Les grandes explosions des dix dernières années sont sans doute ainsi – grandes – parce qu’elles ont connu une diffusion impressionnante sur l’entièreté du territoire d’un État, voire même au-delà. Mais la plupart des explosions sont quand même restées isolées. Même les plus diffusées restaient souvent limitées aux suspects habituels des quartiers « chauds ». Cela a probablement ses raisons compréhensibles, voire logiques, mais pour des anarchistes qui veulent une subversion totale, c’est problématique. De nombreuses personnes habitant dans ces mêmes villes où le feu faisait rage, ont pu continuer leur routine quotidienne et n’ont vu la révolte que sur les écrans du journal télévisé. Une piste pourrait être alors de saboter cette routine qui fait que rien ne semble se passer, ou de porter les affrontements à des endroits inattendus. Cela rendra d’ailleurs plus difficile à la répression de faire passer l’explosion comme un problème d’intégration d’un groupe marginal, constituant une représentation idéologique qui, renforcée par les médias, donne à la répression la légitimité d’utiliser la violence « nécessaire » à rétablir l’ordre. En plus, cela empêcherait la répression de concentrer toutes ses forces dans quelques zones. Mais l’on peut aussi réfléchir à des sabotages plus directs de la répression et de la récupération (police, médias, etc.). Toutes ces propositions semblent surtout orientées vers la recherche de comment donner plus d’oxygène aux affrontements, permettant au feu de se propager aussi à d’autres institutions oppressantes. Cependant, ces deux mouvements se réalisent souvent au même moment. Un acte de sabotage n’a pas seulement son effet pratique direct, mais dénude aussi une normalité oppressante et suggère des cibles qui n’allaient pas de soi.

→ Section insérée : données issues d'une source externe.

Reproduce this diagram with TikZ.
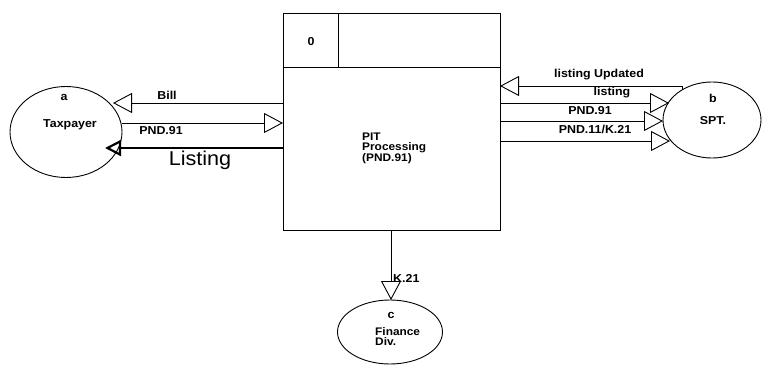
\documentclass[tikz,border=0pt]{standalone}
\usepackage{fontspec}
\setmainfont{Liberation Sans}[FakeStretch=1.08]
\usetikzlibrary{arrows.meta,shapes.geometric}
\begin{document}
\begin{tikzpicture}[x=1pt,y=-1pt,
  lab/.style={font=\fontsize{11.5}{11.5}\selectfont\bfseries, inner sep=0pt},
  biglab/.style={font=\fontsize{20}{20}\selectfont, inner sep=0pt},
  flow/.style={line width=0.9pt, -{Triangle[open,length=19pt,width=20pt,line width=0.9pt]}},
  thickflow/.style={line width=2.4pt, -{Triangle[open,length=16pt,width=16pt,line width=2.2pt]}},
  ent/.style={ellipse, draw, line width=0.9pt, inner sep=0pt},
  proc/.style={draw, line width=0.9pt, inner sep=0pt, anchor=north west}]
\useasboundingbox (0,0) rectangle (766,369);

% process box
\node[proc, minimum width=217pt, minimum height=217pt] (p) at (283,13) {};
\coordinate (hl) at (283,67);
\coordinate (hr) at (500,67);
\coordinate (dt) at (338,13);
\coordinate (db) at (338,67);
\draw[line width=0.9pt] (hl) -- (hr);
\draw[line width=0.9pt] (dt) -- (db);
\node[lab] (pnum) at (311,42) {0};
\node[lab, align=left, anchor=north west, font=\fontsize{11}{9.6}\selectfont\bfseries] (ptxt) at (362,133) {PIT\\Processing\\(PND.91)};

% entities
\node[ent, minimum width=112pt, minimum height=91pt] (a) at (66,132) {};
\node[lab] (aid) at (64,97) {a};
\node[lab] (aname) at (70,125) {Taxpayer};

\node[ent, minimum width=98pt, minimum height=76pt] (b) at (712,120) {};
\node[lab] (bid) at (713,98) {b};
\node[lab] (bname) at (713,121) {SPT.};

\node[ent, minimum width=105pt, minimum height=64pt] (c) at (390,332) {};
\node[lab] (cid) at (391,315) {c};
\node[lab, align=left, anchor=north west, font=\fontsize{11}{10}\selectfont\bfseries] (cname) at (375,327) {Finance\\Div.};

% left flows
\coordinate (billS) at (283,103);
\coordinate (billT) at (113,103);
\coordinate (pndS) at (122,123);
\coordinate (pndT) at (283,123);
\coordinate (lstS) at (283,148);
\coordinate (lstT) at (105,148);
\draw[flow] (billS) -- (billT);
\draw[flow] (pndS) -- (pndT);
\draw[thickflow] (lstS) -- (lstT);
\node[lab] (lbill) at (167,95) {Bill};
\node[lab] (lpnd) at (161,131) {PND.91};
\node[biglab] (llst) at (200,160) {Listing};

% right flows
\coordinate (updS) at (682,90);
\coordinate (updM) at (682,86);
\coordinate (updT) at (500,86);
\draw[flow] (updS) -- (updM) -- (updT);
\coordinate (r1S) at (500,103);
\coordinate (r1T) at (669,103);
\coordinate (r2S) at (500,121);
\coordinate (r2T) at (663,121);
\coordinate (r3S) at (500,141);
\coordinate (r3T) at (670,141);
\draw[flow] (r1S) -- (r1T);
\draw[flow] (r2S) -- (r2T);
\draw[flow] (r3S) -- (r3T);
\node[lab] (lupd) at (599,74.5) {listing Updated};
\node[lab] (llst2) at (612,93) {listing};
\node[lab] (lpnd2) at (590,111) {PND.91};
\node[lab] (lpnd11) at (595,129) {PND.11/K.21};

% bottom flow
\coordinate (kS) at (391,230);
\coordinate (kT) at (391,300);
\draw[flow] (kS) -- (kT);
\node[lab, anchor=west] (lk) at (393,278) {K.21};
\end{tikzpicture}
\end{document}
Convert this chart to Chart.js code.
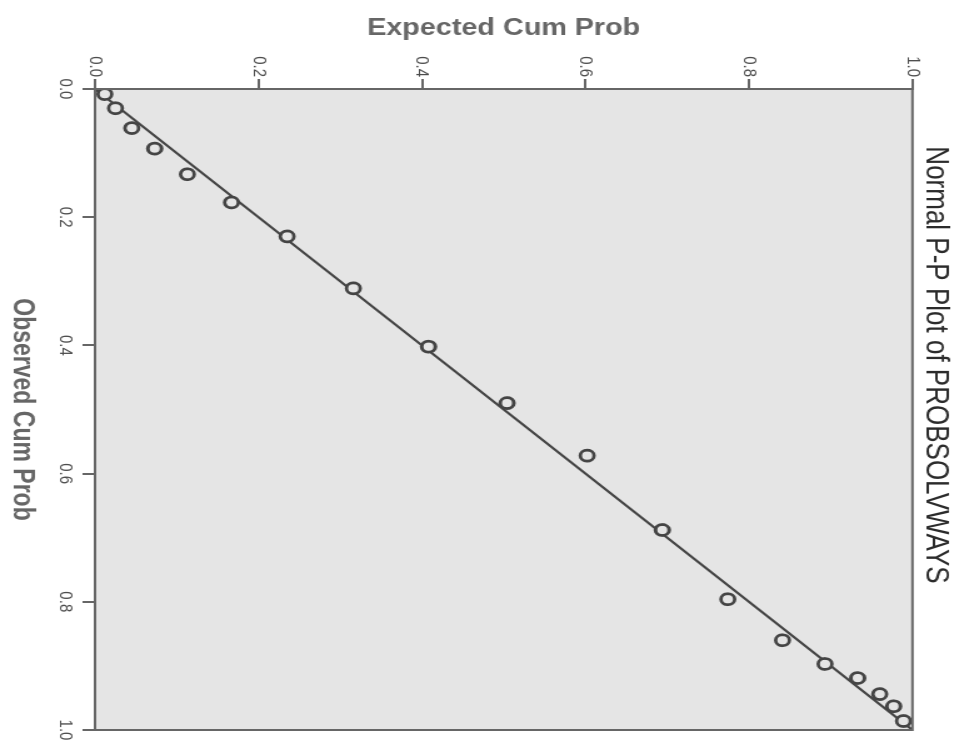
<!DOCTYPE html>
<html>
<head>
<meta charset="utf-8">
<title>Normal P-P Plot of PROBSOLVWAYS</title>
<script src="https://cdn.jsdelivr.net/npm/chart.js@4/dist/chart.umd.min.js"></script>
<style>
  html, body { margin: 0; padding: 0; background: #fff; overflow: hidden; }
  #wrap { position: relative; width: 969px; height: 748px; overflow: hidden; }
  /* the scanned page is turned a quarter clockwise and stretched a bit sideways */
  #pp_chart {
    position: absolute; left: 0; top: 0;
    transform-origin: 0 0;
    transform: translateX(969px) scaleX(1.2503) rotate(90deg);
  }
</style>
</head>
<body>
<div id="wrap"><canvas id="pp_chart" width="748" height="775"></canvas></div>
<script>
// observed vs expected cumulative probabilities, one pair per case
const observed_cum = [0.008, 0.030, 0.061, 0.093, 0.133, 0.177, 0.230, 0.311, 0.402, 0.490,
                      0.572, 0.688, 0.796, 0.860, 0.897, 0.919, 0.944, 0.963, 0.986];
const expected_cum = [0.012, 0.025, 0.045, 0.073, 0.113, 0.167, 0.235, 0.316, 0.408, 0.504,
                      0.602, 0.694, 0.774, 0.841, 0.893, 0.933, 0.960, 0.977, 0.989];
// reference diagonal
const ref_line = [0, 1];
const tick_values = [0, 0.2, 0.4, 0.6, 0.8, 1.0];

const FONT = "'Liberation Sans', Arial, sans-serif";
const PLOT_FILL = "#e5e5e5";
const AXIS_GREY = "#666666";

function make_points() {
  let pts = [];
  for (let i = 0; i < observed_cum.length; i++) {
    pts.push({ x: observed_cum[i], y: expected_cum[i] });
  }
  return pts;
}

// grey plot area plus a frame on the two sides without an axis
const plot_frame = {
  id: 'plot_frame',
  beforeDraw(chart) {
    const { ctx, chartArea: a } = chart;
    ctx.save();
    ctx.fillStyle = PLOT_FILL;
    ctx.fillRect(a.left, a.top, a.right - a.left, a.bottom - a.top);
    ctx.restore();
  },
  afterDatasetsDraw(chart) {
    const { ctx, chartArea: a } = chart;
    ctx.save();
    ctx.strokeStyle = AXIS_GREY;
    ctx.lineWidth = 2;
    ctx.strokeRect(a.left, a.top, a.right - a.left, a.bottom - a.top);
    ctx.restore();
  }
};

function axis_options(title_text, title_padding, fit) {
  return {
    type: 'linear',
    min: ref_line[0],
    max: ref_line[1],
    afterBuildTicks: function (scale) {
      scale.ticks = tick_values.map(v => ({ value: v }));
    },
    ticks: {
      callback: v => Number(v).toFixed(1),
      font: { family: FONT, size: 15 },
      color: "#4d4d4d",
      padding: 3,
      maxRotation: 0,
      autoSkip: false
    },
    grid: {
      drawOnChartArea: false,
      drawTicks: true,
      tickLength: 10,
      color: AXIS_GREY,
      lineWidth: 2
    },
    border: { display: true, color: AXIS_GREY, width: 2 },
    title: {
      display: true,
      text: title_text,
      color: AXIS_GREY,
      font: { family: FONT, size: 23, weight: 'bold' },
      padding: title_padding
    },
    afterFit: fit
  };
}

function draw_pp_plot() {
  const ctx = document.getElementById("pp_chart").getContext('2d');
  let x_axis = axis_options('Observed Cum Prob', { top: 0, bottom: 4 }, function (s) { s.height = 76; });
  x_axis.position = 'bottom';
  x_axis.ticks.padding = 5;
  let y_axis = axis_options('Expected Cum Prob', { top: 15, bottom: 0 }, function (s) { s.width = 89; });
  y_axis.position = 'left';
  y_axis.ticks.padding = 2;

  new Chart(ctx, {
    type: 'scatter',
    data: {
      datasets: [{
        label: 'cases',
        data: make_points(),
        pointStyle: 'circle',
        pointRadius: 5.5,
        pointBorderWidth: 2.8,
        borderColor: "#444444",
        backgroundColor: PLOT_FILL,
        showLine: false
      }, {
        label: 'expected',
        data: ref_line.map(v => ({ x: v, y: v })),
        showLine: true,
        borderColor: "#444444",
        borderWidth: 2.2,
        pointRadius: 0
      }]
    },
    options: {
      responsive: false,
      animation: false,
      devicePixelRatio: 1,
      layout: { padding: { right: 18 } },
      scales: { x: x_axis, y: y_axis },
      plugins: {
        legend: { display: false },
        tooltip: { enabled: false },
        title: {
          display: true,
          text: 'Normal P-P Plot of PROBSOLVWAYS',
          color: "#2b2b2b",
          font: { family: FONT, size: 26, weight: 'normal' },
          padding: { top: 11, bottom: 3 }
        }
      }
    },
    plugins: [plot_frame]
  });
}

draw_pp_plot();
</script>
</body>
</html>
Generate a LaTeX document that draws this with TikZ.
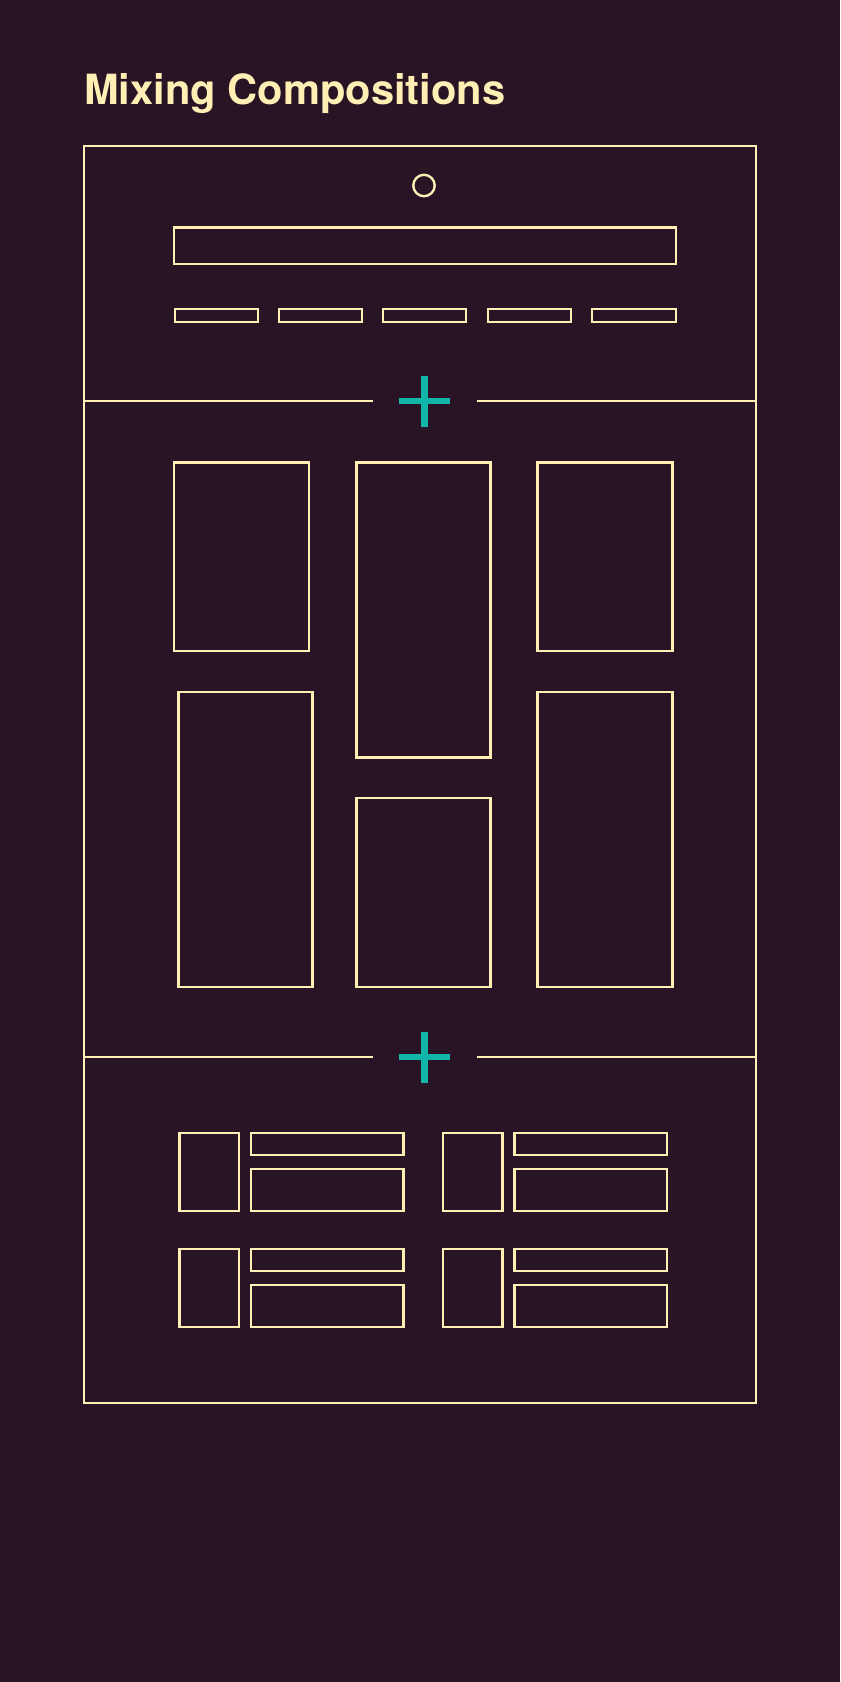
\documentclass[tikz,border=0pt]{standalone}
\usepackage{fontspec}
\setmainfont{TeX Gyre Heros}
\definecolor{bg}{HTML}{281424}
\definecolor{cream}{HTML}{FFEFB5}
\definecolor{teal}{HTML}{12B5AA}
\tikzset{
  wire/.style={draw=cream, line width=1.8pt},
  plusbar/.style={draw=teal, line width=4.6pt},
}
\begin{document}
\begin{tikzpicture}[x=0.75pt,y=-0.75pt]
\fill[bg] (0,0) rectangle (840,1682);
\useasboundingbox (0,0) rectangle (840,1682);
% title
\node[anchor=base west, inner sep=0pt, text=cream, font=\bfseries\fontsize{31.2pt}{38pt}\selectfont] (title) at (84,104) {Mixing Compositions};
% frame
\draw[wire] (84,146) rectangle (756,1403);
% header section
\draw[wire] (424,185.5) circle (10.7);
\draw[wire] (174,227.5) rectangle (676,264);
\foreach \a/\b in {175/258, 279/362, 383/466, 488/571, 592/676}
  \draw[wire] (\a,309) rectangle (\b,322);
% divider 1
\draw[wire] (84,401) -- (372.5,401);
\draw[wire] (476.5,401) -- (756,401);
\draw[plusbar] (399,401) -- (450,401);
\draw[plusbar] (424.5,375.5) -- (424.5,426.5);
% middle boxes
\draw[wire] (174,462.5) rectangle (309,651);
\draw[wire] (356.5,462.5) rectangle (490.5,757.5);
\draw[wire] (537.5,462.5) rectangle (672.5,651);
\draw[wire] (178.5,692) rectangle (312.5,987);
\draw[wire] (356.5,798) rectangle (490.5,987);
\draw[wire] (537.5,692) rectangle (672.5,987);
% divider 2
\draw[wire] (84,1057) -- (372.5,1057);
\draw[wire] (476.5,1057) -- (756,1057);
\draw[plusbar] (399,1057) -- (450,1057);
\draw[plusbar] (424.5,1032) -- (424.5,1083);
% bottom list items
\foreach \x in {0, 263.5}{
  \foreach \y in {0, 116}{
    \draw[wire] ({179.5+\x},{1133+\y}) rectangle ({239+\x},{1211+\y});
    \draw[wire] ({251+\x},{1133+\y}) rectangle ({403.5+\x},{1155+\y});
    \draw[wire] ({251+\x},{1169+\y}) rectangle ({403.5+\x},{1211+\y});
  }
}
\end{tikzpicture}
\end{document}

Des explosions de rage font remonter à la surface des possibilités qui constituent un défi pour les anarchistes. Par toutes leurs forces destructrices, une partie des moyens des institutions oppressantes est balayée. Et par ce même mouvement destructeur, on en finit avec toute une série d’illusions démocratiques et de mécanismes autoritaires. Un jour de carnaval, quand les masques tombent et quand on sort de son rôle social, tout est possible. Mais nous savons également que le jour suivant, quand la normalité cherche à imposer à nouveau son incontournabilité, le dégrisement peut être lourd. A ce moment, la menace d’une guerre d’usure se pointe et l’on ressent plus fortement le manque de perspectives internationalistes.

 

*      Je considère les conflits entre émeutiers à propos des marchandises pillées certainement comme des crapuleries, mais je ne les considère pas comme le signe d’une sorte de prise de pouvoir par certains individus ou groupes. Le caractère arbitraire de tels moments semble plutôt indiquer des réflexes opportunistes.